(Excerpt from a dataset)
--------

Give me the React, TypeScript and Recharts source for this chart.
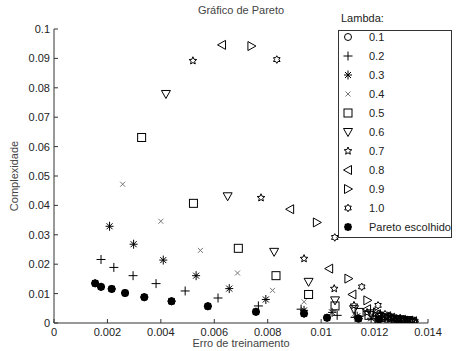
import { ScatterChart, Scatter, XAxis, YAxis } from 'recharts';

const xTicks = [0, 0.002, 0.004, 0.006, 0.008, 0.01, 0.012, 0.014];
const xTickLabels = ['0', '0.002', '0.004', '0.006', '0.008', '0.01', '0.012', '0.014'];
const yTicks = [0, 0.01, 0.02, 0.03, 0.04, 0.05, 0.06, 0.07, 0.08, 0.09, 0.1];
const yTickLabels = ['0', '0.01', '0.02', '0.03', '0.04', '0.05', '0.06', '0.07', '0.08', '0.09', '0.1'];

const lambdaLabels = ['0.1', '0.2', '0.3', '0.4', '0.5', '0.6', '0.7', '0.8', '0.9', '1.0'];
const paretoLabel = 'Pareto escolhido';

// [erro de treinamento, complexidade]
const lambda01 = [[0.00154, 0.0135], [0.00176, 0.0123], [0.00216, 0.0116], [0.00266, 0.0102], [0.00338, 0.0088], [0.0044, 0.0074], [0.00576, 0.0057], [0.00756, 0.0038], [0.00936, 0.0032], [0.01022, 0.0018], [0.0114, 0.0015], [0.01217, 0.0013]];
const lambda02 = [[0.00176, 0.0216], [0.00224, 0.0189], [0.00296, 0.0161], [0.00382, 0.0134], [0.00491, 0.0109], [0.00614, 0.0085], [0.00765, 0.0058], [0.00925, 0.0047], [0.0106, 0.0026], [0.01127, 0.0019], [0.01204, 0.0014], [0.01262, 0.0011]];
const lambda03 = [[0.00208, 0.0329], [0.00298, 0.0268], [0.00409, 0.0214], [0.00532, 0.0161], [0.00656, 0.0117], [0.00793, 0.008], [0.00936, 0.0043], [0.01041, 0.0036], [0.01135, 0.0023], [0.01187, 0.0016], [0.01247, 0.0013], [0.01292, 0.0009]];
const lambda04 = [[0.00257, 0.0472], [0.004, 0.0346], [0.00548, 0.0247], [0.00687, 0.017], [0.00818, 0.0111], [0.00936, 0.0072], [0.01052, 0.004], [0.01123, 0.003], [0.01187, 0.0021], [0.01228, 0.0014], [0.01277, 0.0011], [0.0131, 0.0009]];
const lambda05 = [[0.00328, 0.0631], [0.00522, 0.0407], [0.0069, 0.0254], [0.00831, 0.0161], [0.00953, 0.0097], [0.01052, 0.0058], [0.01142, 0.0036], [0.01179, 0.0026], [0.01224, 0.0019], [0.01254, 0.0013], [0.01295, 0.0011], [0.01325, 0.0008]];
const lambda06 = [[0.00419, 0.0779], [0.0065, 0.0431], [0.00824, 0.0242], [0.00953, 0.014], [0.01052, 0.0077], [0.01123, 0.0047], [0.01187, 0.0033], [0.01217, 0.0023], [0.01251, 0.0018], [0.01277, 0.0013], [0.0131, 0.0009], [0.01333, 0.0008]];
const lambda07 = [[0.0052, 0.0892], [0.00775, 0.0426], [0.00936, 0.0219], [0.01049, 0.0117], [0.01123, 0.006], [0.01172, 0.0036], [0.01221, 0.0028], [0.01243, 0.0019], [0.01269, 0.0016], [0.01292, 0.0011], [0.01322, 0.0009], [0.0134, 0.0006]];
const lambda08 = [[0.00629, 0.0946], [0.00884, 0.0387], [0.0103, 0.0185], [0.01117, 0.0097], [0.01172, 0.0047], [0.01209, 0.003], [0.01247, 0.0023], [0.01262, 0.0018], [0.01284, 0.0014], [0.01303, 0.0011], [0.01329, 0.0008], [0.01344, 0.0006]];
const lambda09 = [[0.00739, 0.0942], [0.00984, 0.0342], [0.01102, 0.0151], [0.01173, 0.0077], [0.01209, 0.0036], [0.01239, 0.0023], [0.01265, 0.0019], [0.01277, 0.0016], [0.01295, 0.0013], [0.01314, 0.0009], [0.01336, 0.0008], [0.01348, 0.0006]];
const lambda10 = [[0.00834, 0.0896], [0.01051, 0.0291], [0.01152, 0.0123], [0.01213, 0.006], [0.01239, 0.003], [0.01262, 0.0019], [0.0128, 0.0016], [0.01292, 0.0014], [0.01307, 0.0013], [0.01322, 0.0009], [0.0134, 0.0008], [0.01351, 0.0006]];
const pareto = [[0.00154, 0.0135], [0.00176, 0.0123], [0.00216, 0.0116], [0.00266, 0.0102], [0.00338, 0.0088], [0.0044, 0.0074], [0.00576, 0.0057], [0.00756, 0.0038], [0.00936, 0.0032], [0.01022, 0.0018], [0.0114, 0.0015], [0.01217, 0.0013]];

const seriesData = [lambda01, lambda02, lambda03, lambda04, lambda05, lambda06, lambda07, lambda08, lambda09, lambda10];
const markerKinds = ['circle', 'plus', 'asterisk', 'cross', 'square', 'down', 'pentagram', 'left', 'right', 'hexagram'];

const FONT = '"Liberation Sans", Arial, sans-serif';
const INK = '#222';

const toPts = (arr: number[][]) => arr.map(([x, y]) => ({ x, y }));

function starPoints(cx: number, cy: number, n: number, ro: number, ri: number) {
  const pts: string[] = [];
  for (let i = 0; i < n * 2; i++) {
    const r = i % 2 === 0 ? ro : ri;
    const a = -Math.PI / 2 + (i * Math.PI) / n;
    pts.push(`${cx + r * Math.cos(a)},${cy + r * Math.sin(a)}`);
  }
  return pts.join(' ');
}

function Marker({ kind, cx, cy }: { kind: string; cx: number; cy: number }) {
  const s = { fill: 'none', stroke: '#000', strokeWidth: 1 };
  switch (kind) {
    case 'circle':
      return <circle cx={cx} cy={cy} r={3.5} {...s} />;
    case 'plus':
      return (
        <g {...s}>
          <line x1={cx - 4.5} x2={cx + 4.5} y1={cy} y2={cy} />
          <line x1={cx} x2={cx} y1={cy - 4.5} y2={cy + 4.5} />
        </g>
      );
    case 'asterisk':
      return (
        <g {...s}>
          <line x1={cx - 4} x2={cx + 4} y1={cy} y2={cy} />
          <line x1={cx} x2={cx} y1={cy - 4.5} y2={cy + 4.5} />
          <line x1={cx - 3} x2={cx + 3} y1={cy - 3} y2={cy + 3} />
          <line x1={cx - 3} x2={cx + 3} y1={cy + 3} y2={cy - 3} />
        </g>
      );
    case 'cross':
      return (
        <g fill="none" stroke="#777" strokeWidth={1}>
          <line x1={cx - 2.5} x2={cx + 2.5} y1={cy - 2.5} y2={cy + 2.5} />
          <line x1={cx - 2.5} x2={cx + 2.5} y1={cy + 2.5} y2={cy - 2.5} />
        </g>
      );
    case 'square':
      return <rect x={cx - 4} y={cy - 4} width={8} height={8} {...s} />;
    case 'down':
      return <polygon points={`${cx - 4.5},${cy - 3.5} ${cx + 4.5},${cy - 3.5} ${cx},${cy + 4.5}`} {...s} />;
    case 'left':
      return <polygon points={`${cx - 4.5},${cy} ${cx + 3.5},${cy - 4.5} ${cx + 3.5},${cy + 4.5}`} {...s} />;
    case 'right':
      return <polygon points={`${cx + 4.5},${cy} ${cx - 3.5},${cy - 4.5} ${cx - 3.5},${cy + 4.5}`} {...s} />;
    case 'pentagram':
      return <polygon points={starPoints(cx, cy, 5, 4, 1.8)} {...s} />;
    case 'hexagram':
      return <polygon points={starPoints(cx, cy, 6, 3.8, 2.2)} {...s} />;
    case 'pareto':
      return (
        <g stroke="#000" strokeWidth={1.3}>
          <circle cx={cx} cy={cy} r={3} fill="#000" />
          <line x1={cx - 4} x2={cx + 4} y1={cy} y2={cy} />
          <line x1={cx} x2={cx} y1={cy - 4} y2={cy + 4} />
          <line x1={cx - 3} x2={cx + 3} y1={cy - 3} y2={cy + 3} />
          <line x1={cx - 3} x2={cx + 3} y1={cy + 3} y2={cy - 3} />
        </g>
      );
    default:
      return null;
  }
}

function XTick(props: any) {
  const { x, y, payload } = props;
  const label = xTickLabels[xTicks.indexOf(payload.value)];
  return (
    <g>
      <line x1={x} x2={x} y1={y} y2={y - 4} stroke="#333" />
      <text x={x} y={y + 13} textAnchor="middle" fontSize={11} fontFamily={FONT} fill={INK}>
        {label}
      </text>
    </g>
  );
}

function YTick(props: any) {
  const { x, y, payload } = props;
  const label = yTickLabels[yTicks.indexOf(payload.value)];
  return (
    <g>
      <line x1={x} x2={x + 4} y1={y} y2={y} stroke="#333" />
      <text x={x - 4} y={y + 4} textAnchor="end" fontSize={11} fontFamily={FONT} fill={INK}>
        {label}
      </text>
    </g>
  );
}

function LegendBox() {
  const rows = [...lambdaLabels, paretoLabel];
  const kinds = [...markerKinds, 'pareto'];
  return (
    <svg width={457} height={351} style={{ position: 'absolute', left: 0, top: 0, pointerEvents: 'none' }}>
      <text x={241} y={14} textAnchor="middle" fontSize={11} fontFamily={FONT} fill="#444">
        Gráfico de Pareto
      </text>
      <text x={241} y={347} textAnchor="middle" fontSize={11} fontFamily={FONT} fill="#444">
        Erro de treinamento
      </text>
      <text x={18} y={176} textAnchor="middle" fontSize={11} fontFamily={FONT} fill="#444" transform="rotate(-90 18 176)">
        Complexidade
      </text>
      <text x={341} y={22} fontSize={11} fontFamily={FONT} fill={INK}>
        Lambda:
      </text>
      <rect x={338.5} y={30.5} width={113} height={207} fill="#fff" stroke="#333" />
      {rows.map((r, i) => (
        <g key={r}>
          <Marker kind={kinds[i]} cx={348} cy={37 + i * 19} />
          <text x={369} y={41 + i * 19} fontSize={11} fontFamily={FONT} fill={INK}>
            {r}
          </text>
        </g>
      ))}
    </svg>
  );
}

export default function App() {
  return (
    <div style={{ position: 'absolute', left: 0, top: 0, width: 457, height: 351, background: '#fff' }}>
      <ScatterChart width={457} height={351} margin={{ top: 29, right: 29, bottom: 0, left: 0 }}>
        <XAxis
          type="number"
          dataKey="x"
          domain={[0, 0.014]}
          ticks={xTicks}
          height={28}
          tickSize={0}
          tickMargin={0}
          tickLine={false}
          axisLine={{ stroke: '#333' }}
          tick={<XTick />}
          interval={0}
          allowDataOverflow
        />
        <YAxis
          type="number"
          dataKey="y"
          domain={[0, 0.1]}
          ticks={yTicks}
          width={54}
          tickSize={0}
          tickMargin={0}
          tickLine={false}
          axisLine={{ stroke: '#333' }}
          tick={<YTick />}
          interval={0}
          allowDataOverflow
        />
        {seriesData.map((d, i) => (
          <Scatter
            key={lambdaLabels[i]}
            data={toPts(d)}
            isAnimationActive={false}
            shape={(p: any) => <Marker kind={markerKinds[i]} cx={p.cx} cy={p.cy} />}
          />
        ))}
        <Scatter
          data={toPts(pareto)}
          isAnimationActive={false}
          shape={(p: any) => <Marker kind="pareto" cx={p.cx} cy={p.cy} />}
        />
      </ScatterChart>
      <LegendBox />
    </div>
  );
}
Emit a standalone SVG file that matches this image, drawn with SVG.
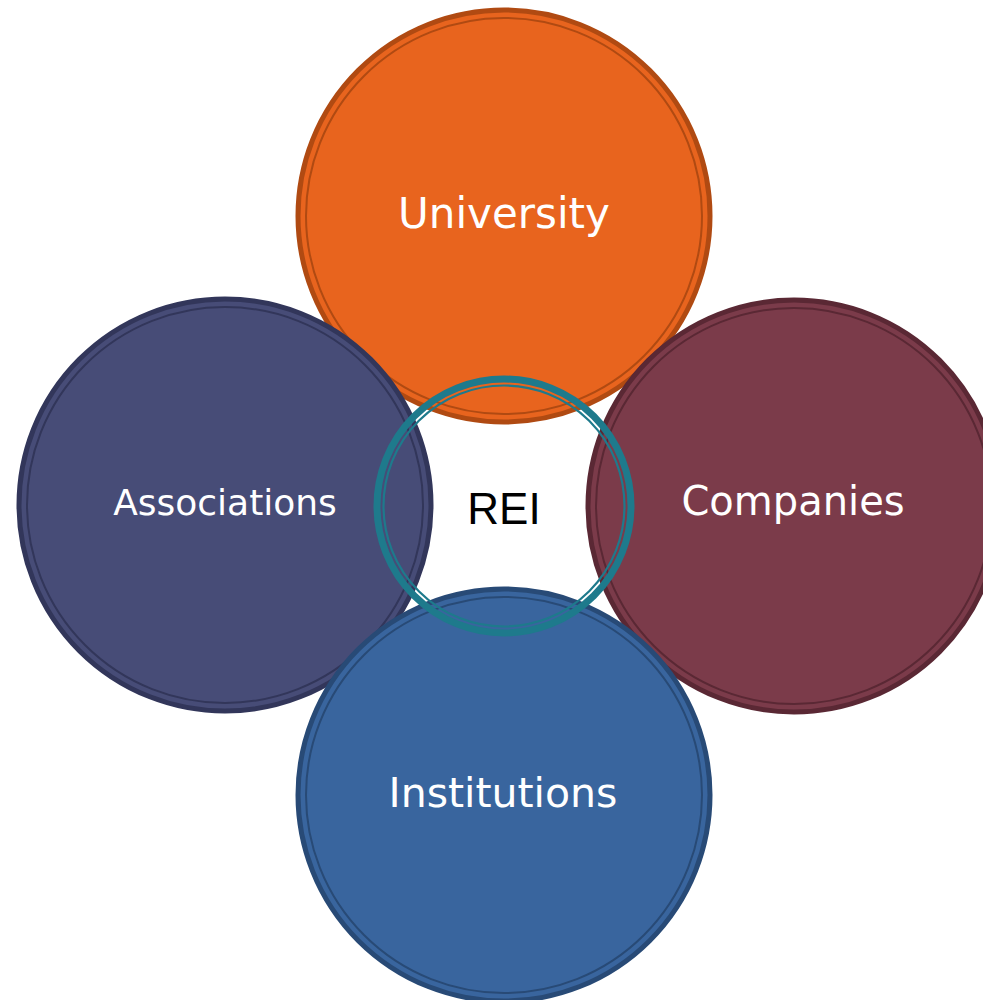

--------

» **YOUR GOAL**:
Only the lines from the start of the records to the one containing "const paretoLabel = 'Pareto escolhido';" should be repeated, exactly and with both ends kept; drop any pictures.

» **TASK RESPONSE**:
Give me the React, TypeScript and Recharts source for this chart.
import { ScatterChart, Scatter, XAxis, YAxis } from 'recharts';

const xTicks = [0, 0.002, 0.004, 0.006, 0.008, 0.01, 0.012, 0.014];
const xTickLabels = ['0', '0.002', '0.004', '0.006', '0.008', '0.01', '0.012', '0.014'];
const yTicks = [0, 0.01, 0.02, 0.03, 0.04, 0.05, 0.06, 0.07, 0.08, 0.09, 0.1];
const yTickLabels = ['0', '0.01', '0.02', '0.03', '0.04', '0.05', '0.06', '0.07', '0.08', '0.09', '0.1'];

const lambdaLabels = ['0.1', '0.2', '0.3', '0.4', '0.5', '0.6', '0.7', '0.8', '0.9', '1.0'];
const paretoLabel = 'Pareto escolhido';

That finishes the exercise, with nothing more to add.